All translations mine, so don’t trust them.


  1. You have made me want to reopen the two Jules Verne novels I own with this post; did you have a chance to dine in the restaurant on top of the Eiffel Tower named for him? I loved my meal there" except for the American man in a Budweiser ball cap.

  2. The animation of the shot transport to the moon was recreated in the movie adaptation Hugo, directed by Scorsese. Georges Méliès was played by Ben Kingsley. A great movie.

    imagery of the transport to the moon

  3. I have never been on the Eiffel Tower itself. I have been kind of near it. Lyon has, as one of its landmarks, a copy of the top third of the Eiffel Tower (no restaurant), which I looked at every day, from a distance.

    I loved the Méliès parts of Hugo. I had the feeling that that was the movie Scorsese really wanted to make. Enrapturing.

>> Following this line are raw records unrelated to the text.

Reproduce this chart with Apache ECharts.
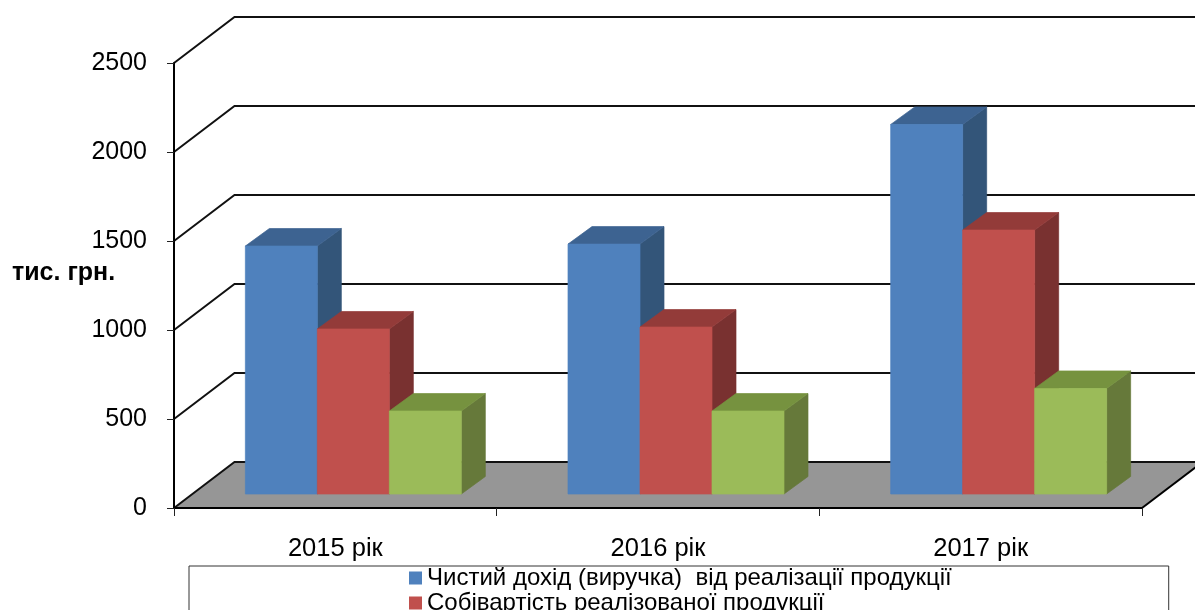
<!DOCTYPE html>
<html>
<head>
<meta charset="utf-8">
<style>html,body{margin:0;padding:0;background:#fff;overflow:hidden}#c{width:1195px;height:610px}</style>
<script src="https://cdn.jsdelivr.net/npm/echarts@6/dist/echarts.min.js"></script>
</head>
<body>
<div id="c"></div>
<script>
const categories = ['2015 рік', '2016 рік', '2017 рік'];
const revenue = [1393, 1404, 2076];
const cost = [927, 938, 1483];
const third = [466, 466, 593];
const revenueName = 'Чистий дохід (виручка)  від реалізації продукції';
const costName = 'Собівартість реалізованої продукції';
const gridTicks = [0, 500, 1000, 1500, 2000, 2500];
const yAxisTitle = 'тис. грн.';

const FONT = '"Liberation Sans", Arial, sans-serif';
const WALL = [60.5, -46];      // depth of the chart box
const FRONT = [18, -14];       // gap from front edge of floor to bars
const DEPTH = [24, -17.5];     // bar depth
const BAR_SHARE = 72 / 322.7;

const chart = echarts.init(document.getElementById('c'), null, {renderer: 'canvas'});

function barSeries(name, values, idx, front, top, side) {
  return {
    type: 'custom', name: name, z: 3,
    itemStyle: {color: front},
    data: values.map((v, i) => [i, v]),
    encode: {x: 0, y: 1},
    renderItem(params, api) {
      const p = api.coord([api.value(0), api.value(1)]);
      const z = api.coord([api.value(0), 0]);
      const w = api.size([1, 0])[0] * BAR_SHARE;
      const x0 = p[0] + (idx - 1.5) * w + FRONT[0];
      const x1 = x0 + w;
      const yt = p[1] + FRONT[1];
      const yb = z[1] + FRONT[1];
      const dx = DEPTH[0], dy = DEPTH[1];
      const poly = (pts, fill) => ({type: 'polygon', shape: {points: pts},
        style: {fill: fill, stroke: fill, lineWidth: 0.7}});
      return {type: 'group', children: [
        poly([[x1, yt], [x1 + dx, yt + dy], [x1 + dx, yb + dy], [x1, yb]], side),
        poly([[x0, yt], [x0 + dx, yt + dy], [x1 + dx, yt + dy], [x1, yt]], top),
        poly([[x0, yt], [x1, yt], [x1, yb], [x0, yb]], front)
      ]};
    }
  };
}

chart.setOption({
  animation: false,
  backgroundColor: '#fff',
  title: {
    text: yAxisTitle, left: 12, top: 261, padding: 0,
    textStyle: {fontFamily: FONT, fontSize: 25, fontWeight: 'bold', color: '#000'}
  },
  grid: {left: 174, right: 53, top: 63, bottom: 102, containLabel: false},
  legend: {
    left: 189, top: 566, height: 200, orient: 'vertical', align: 'left',
    data: [revenueName, costName],
    icon: 'rect', itemWidth: 13, itemHeight: 13, itemGap: 1,
    padding: [0, 217, 40, 220],
    borderColor: '#333', borderWidth: 1,
    textStyle: {fontFamily: FONT, fontSize: 24, lineHeight: 22, color: '#000'},
    selectedMode: false
  },
  xAxis: {
    type: 'category', data: categories, z: 5,
    axisLine: {show: true, lineStyle: {color: '#000', width: 2}},
    axisTick: {show: true, length: 8, lineStyle: {color: '#222', width: 1}},
    axisLabel: {fontFamily: FONT, fontSize: 25.5, color: '#000', margin: 28},
    splitLine: {show: false}
  },
  yAxis: {
    type: 'value', min: 0, max: 2500, interval: 500, z: 5,
    axisLine: {show: true, lineStyle: {color: '#000', width: 2}},
    axisTick: {show: true, length: 7, lineStyle: {color: '#222', width: 1}},
    axisLabel: {fontFamily: FONT, fontSize: 25, color: '#000', margin: 27, formatter: v => String(v)},
    splitLine: {show: false}
  },
  series: [
    {
      type: 'custom', z: 1, silent: true,
      data: [[0, 0]],
      encode: {x: 0, y: 1},
      renderItem(params, api) {
        const cs = params.coordSys;
        const y = api.coord([0, 0])[1];
        const L = cs.x, R = cs.x + cs.width;
        return {type: 'group', children: [
          {type: 'polygon', shape: {points: [[L, y], [L + WALL[0], y + WALL[1]], [R + WALL[0], y + WALL[1]], [R, y]]},
           style: {fill: '#969696'}},
          {type: 'line', shape: {x1: R, y1: y, x2: R + WALL[0], y2: y + WALL[1]},
           style: {stroke: '#000', lineWidth: 2}}
        ]};
      }
    },
    {
      type: 'custom', z: 2, silent: true,
      data: gridTicks.map(t => [0, t]),
      encode: {x: 0, y: 1},
      renderItem(params, api) {
        const cs = params.coordSys;
        const y = api.coord([0, api.value(1)])[1];
        const L = cs.x, R = cs.x + cs.width;
        return {type: 'polyline',
          shape: {points: [[L, y], [L + WALL[0], y + WALL[1]], [R + WALL[0], y + WALL[1]]]},
          style: {fill: 'none', stroke: '#111', lineWidth: 2}};
      }
    },
    barSeries(revenueName, revenue, 0, '#4F81BD', '#3D6391', '#335579'),
    barSeries(costName, cost, 1, '#C0504D', '#933B39', '#793130'),
    barSeries('', third, 2, '#9BBB59', '#76923F', '#66793A')
  ]
});
</script>
</body>
</html>
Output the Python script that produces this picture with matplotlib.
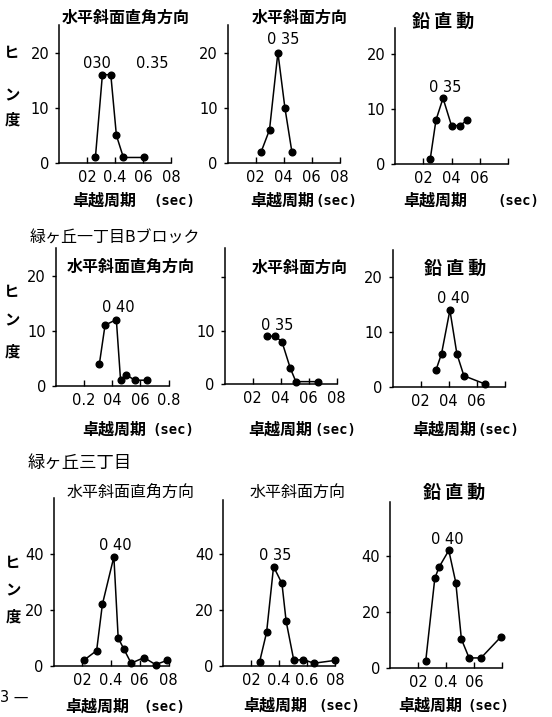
import matplotlib
matplotlib.use("Agg")
import matplotlib.pyplot as plt

W, H = 552, 717
JP = ['Noto Sans CJK JP', 'DejaVu Sans']
plt.rcParams['font.family'] = ['DejaVu Sans']

# ---------------- data ----------------
# row 1 (top block)
r1_perp_x = [0.26, 0.31, 0.37, 0.41, 0.46, 0.61]
r1_perp_y = [1, 16, 16, 5, 1, 1]
r1_slope_x = [0.24, 0.30, 0.36, 0.41, 0.46]
r1_slope_y = [2, 6, 20, 10, 2]
r1_vert_x = [0.25, 0.29, 0.34, 0.40, 0.46, 0.51]
r1_vert_y = [1, 8, 12, 7, 7, 8]
# row 2 (緑ヶ丘一丁目Bブロック)
r2_perp_x = [0.31, 0.35, 0.43, 0.46, 0.50, 0.56, 0.65]
r2_perp_y = [4, 11, 12, 1, 2, 1, 1]
r2_slope_x = [0.30, 0.36, 0.41, 0.47, 0.51, 0.67]
r2_slope_y = [9, 9, 8, 3, 0.5, 0.5]
r2_vert_x = [0.31, 0.35, 0.41, 0.46, 0.51, 0.66]
r2_vert_y = [3, 6, 14, 6, 2, 0.5]
# row 3 (緑ヶ丘三丁目)
r3_perp_x = [0.21, 0.30, 0.34, 0.42, 0.45, 0.49, 0.54, 0.63, 0.71, 0.79]
r3_perp_y = [2, 5.5, 22, 39, 10, 6, 1, 3, 0.5, 2]
r3_slope_x = [0.26, 0.31, 0.36, 0.42, 0.45, 0.505, 0.57, 0.65, 0.80]
r3_slope_y = [1.5, 12, 35.5, 29.5, 16, 2, 2.3, 1, 2]
r3_vert_x = [0.255, 0.32, 0.35, 0.42, 0.47, 0.51, 0.565, 0.65, 0.79]
r3_vert_y = [2.4, 32, 36, 42, 30.5, 10.3, 3.6, 3.6, 11]

x_ticks = [0.2, 0.4, 0.6, 0.8]
panel_titles = ['水平斜面直角方向', '水平斜面方向', '鉛 直 動']
xlabel_jp = '卓越周期'
xlabel_unit = '(sec)'
ylabel_chars = ['ヒ', 'ン', '度']
section_titles = ['緑ヶ丘一丁目Bブロック', '緑ヶ丘三丁目']

fig = plt.figure(figsize=(W / 100, H / 100), dpi=100)


def fx(x):
    return x / W


def fy(y):
    return 1 - y / H


def make_ax(l, r, t, b, xs, ys, ylim, yticks, ytl, xtl):
    ax = fig.add_axes([fx(l), fy(b), (r - l) / W, (b - t) / H])
    ax.plot(xs, ys, color='black', lw=1.1, marker='o', ms=4.8,
            markerfacecolor='black', markeredgecolor='black', clip_on=False)
    ax.set_xlim(0, 0.8)
    ax.set_ylim(0, ylim)
    ax.spines['top'].set_visible(False)
    ax.spines['right'].set_visible(False)
    for s in ('left', 'bottom'):
        ax.spines[s].set_linewidth(1.1)
    ax.set_xticks(x_ticks)
    ax.set_xticklabels(xtl)
    ax.set_yticks(yticks)
    ax.set_yticklabels(ytl)
    ax.tick_params(axis='x', direction='in', length=4, width=1, pad=5,
                   labelsize=10.5)
    ax.tick_params(axis='y', direction='out', length=3, width=1, pad=4,
                   labelsize=10.5)
    ax.patch.set_alpha(0)
    return ax


def ftext(x, y, s, size=11, weight='normal', ha='center', family=None):
    fig.text(fx(x), fy(y), s, ha=ha, va='center', fontsize=size,
             fontweight=weight, family=family if family else JP)


# ---------------- row 1 ----------------
make_ax(59, 171, 25, 163, r1_perp_x, r1_perp_y, 25, [0, 10, 20],
        ['0', '10', '20'], ['02', '0.4', '06', '08'])
make_ax(227.5, 339.5, 25, 163, r1_slope_x, r1_slope_y, 25, [0, 10, 20],
        ['0', '10', '20'], ['02', '04', '06', '08'])
make_ax(395, 508, 28, 164, r1_vert_x, r1_vert_y, 24.8, [0, 10, 20],
        ['0', '10', '20'], ['02', '04', '06', ''])

ftext(126, 18, panel_titles[0], size=11.5, weight='bold')
ftext(300, 18, panel_titles[1], size=11.5, weight='bold')
ftext(443, 21, panel_titles[2], size=13, weight='bold')

ftext(97, 63, '030', size=10.5, family='DejaVu Sans')
ftext(152, 63, '0.35', size=10.5, family='DejaVu Sans')
ftext(283, 40, '0 35', size=10.5, family='DejaVu Sans')
ftext(445, 87, '0 35', size=10.5, family='DejaVu Sans')

for cy, ch in zip([53, 95, 120], ylabel_chars):
    ftext(12, cy, ch, size=11, weight='bold')

for (x1, x2, y) in [(72, 153, 201), (250, 315, 201), (403, 497, 201)]:
    ftext(x1, y, xlabel_jp, size=11.5, weight='bold', ha='left')
    ftext(x2, y, xlabel_unit, size=10, weight='bold', ha='left',
          family='DejaVu Sans Mono')

# ---------------- row 2 ----------------
ftext(30, 238, section_titles[0], size=11.5, ha='left')
make_ax(55.7, 168.5, 248, 385.7, r2_perp_x, r2_perp_y, 25, [0, 10, 20],
        ['0', '10', '20'], ['0.2', '04', '06', '0.8'])
make_ax(224.5, 336.5, 248, 384.3, r2_slope_x, r2_slope_y, 25.5, [0, 10, 20],
        ['0', '10', ''], ['02', '04', '06', '08'])
make_ax(392.5, 504.5, 250, 386.7, r2_vert_x, r2_vert_y, 25, [0, 10, 20],
        ['0', '10', '20'], ['02', '04', '06', ''])

ftext(131, 267, panel_titles[0], size=11.5, weight='bold')
ftext(300, 268, panel_titles[1], size=11.5, weight='bold')
ftext(455, 268, panel_titles[2], size=13, weight='bold')

ftext(118, 308, '0 40', size=10.5, family='DejaVu Sans')
ftext(277, 325, '0 35', size=10.5, family='DejaVu Sans')
ftext(453, 299, '0 40', size=10.5, family='DejaVu Sans')

for cy, ch in zip([292, 320, 352], ylabel_chars):
    ftext(12, cy, ch, size=11, weight='bold')

for (x1, x2, y) in [(82, 152, 430), (248, 314, 430), (412, 477, 430)]:
    ftext(x1, y, xlabel_jp, size=11.5, weight='bold', ha='left')
    ftext(x2, y, xlabel_unit, size=10, weight='bold', ha='left',
          family='DejaVu Sans Mono')

# ---------------- row 3 ----------------
ftext(28, 463, section_titles[1], size=12.5, ha='left')
make_ax(53.5, 168.5, 498, 666, r3_perp_x, r3_perp_y, 60, [0, 20, 40],
        ['0', '20', '40'], ['02', '0.4', '06', '08'])
make_ax(223.3, 335, 500, 666, r3_slope_x, r3_slope_y, 59.3, [0, 20, 40],
        ['0', '20', '40'], ['02', '0.4', '0.6', '08'])
make_ax(390, 502, 502, 668, r3_vert_x, r3_vert_y, 59.3, [0, 20, 40],
        ['0', '20', '40'], ['02', '0.4', '06', ''])

ftext(131, 492, panel_titles[0], size=11.5)
ftext(298, 492, panel_titles[1], size=11.5)
ftext(454, 492, panel_titles[2], size=13, weight='bold')

ftext(115, 546, '0 40', size=10.5, family='DejaVu Sans')
ftext(275, 555, '0 35', size=10.5, family='DejaVu Sans')
ftext(447, 540, '0 40', size=10.5, family='DejaVu Sans')

for cy, ch in zip([563, 590, 617], ylabel_chars):
    ftext(13, cy, ch, size=11, weight='bold')

for (x1, x2, y) in [(65, 143, 707), (243, 318, 706), (398, 467, 706)]:
    ftext(x1, y, xlabel_jp, size=11.5, weight='bold', ha='left')
    ftext(x2, y, xlabel_unit, size=10, weight='bold', ha='left',
          family='DejaVu Sans Mono')

ftext(0, 697, '3 —', size=10.5, ha='left', family='DejaVu Sans')

fig.savefig('out.png', dpi=100, facecolor='white')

  4. Verne was really a hack YA writer, but a fun and imaginative one. When I read Verne, I'm always surprised at how lively he is. Note to writers: keep it lively!

  5. Belatedly but thanks to Doug's suggestion at least a couple years back, I read Le Château des Carpathes this year (and in that same lovely paperback format). Verne certainly was a lot more fun to read in French, enough fun to make me want to read more - something I had little inclination to do after reading two more mediocre Verne novels in English.

    I wonder if Tarkovsky might have been inspired by the scene you describe of pouring molten metal in a Florida pit to conceive of the church bell creation scene in Andrei Rublev? Verne was supposedly immensely popular in Russia, and while Tarkovsky was no real fan of science fiction he certainly seems to have read a lot of it.

  6. I highly, highly rec 20,000 Leagues, which is a bit darker than typical Verne but almost without meaning to be, a lot deeper (heh). There's a lot of travelogue but the plot, once it finally hits, is genuinely emotional.

  7. I read a lot of Rimbaud recently, and was surprised to learn that "The Drunken Boat" was apparently inspired by the illustrations in "20,000 Leagues." Huh!

  8. I doubt but love the Tarkovsky idea. Verne's pit is 900 feet deep. A lot of attention is given to this pit.

    A puppet-heavy version of "20,000 Leagues" was the first French play I saw in Lyon. The fish were all puppets, not the people. Inventive.

    The Rimbaud thing is a surprise.

  9. Verne can be absolutely hilarious sometimes... I am re-reading Walters's translation of 20,000 Leagues, and there are some really funny scenes.

    From the Earth to the Moon is one I haven't read yet...maybe I'll save it for French!

    My all-time Verne favorite (so far) is Magellania, translated by Benjamin Ivry. It is so different from his other work, almost epic.

  10. Magelliana, interesting.

    I do not want to say that I found any of the comedy in this particular novel especially funny, but there was nothing as dreadful as the Mormon scene in Around the World in 80 Days, so I'll take it.

  11. I should have looked up Magellania first; then I might have spelled it right. Also published as Les naufragés du "Jonathan" in French.

  12. I wonder if Tarkovsky might have been inspired by the scene you describe of pouring molten metal in a Florida pit to conceive of the church bell creation scene in Andrei Rublev? Verne was supposedly immensely popular in Russia, and while Tarkovsky was no real fan of science fiction he certainly seems to have read a lot of it.

    The locus classicus is Benvenuto Cellini's casting of his statue of Perseus, about which Berlioz wrote a magnificent opera. I have no idea whether Tarkovsky is more likely to have been inspired by Cellini's memoirs, Berlioz, or Verne (or some other casting drama of which I am unaware).

  13. We need a literary history of foundries.

  14. Yes, accompanied by Mosolov!

  15. A complete cultural history of foundries.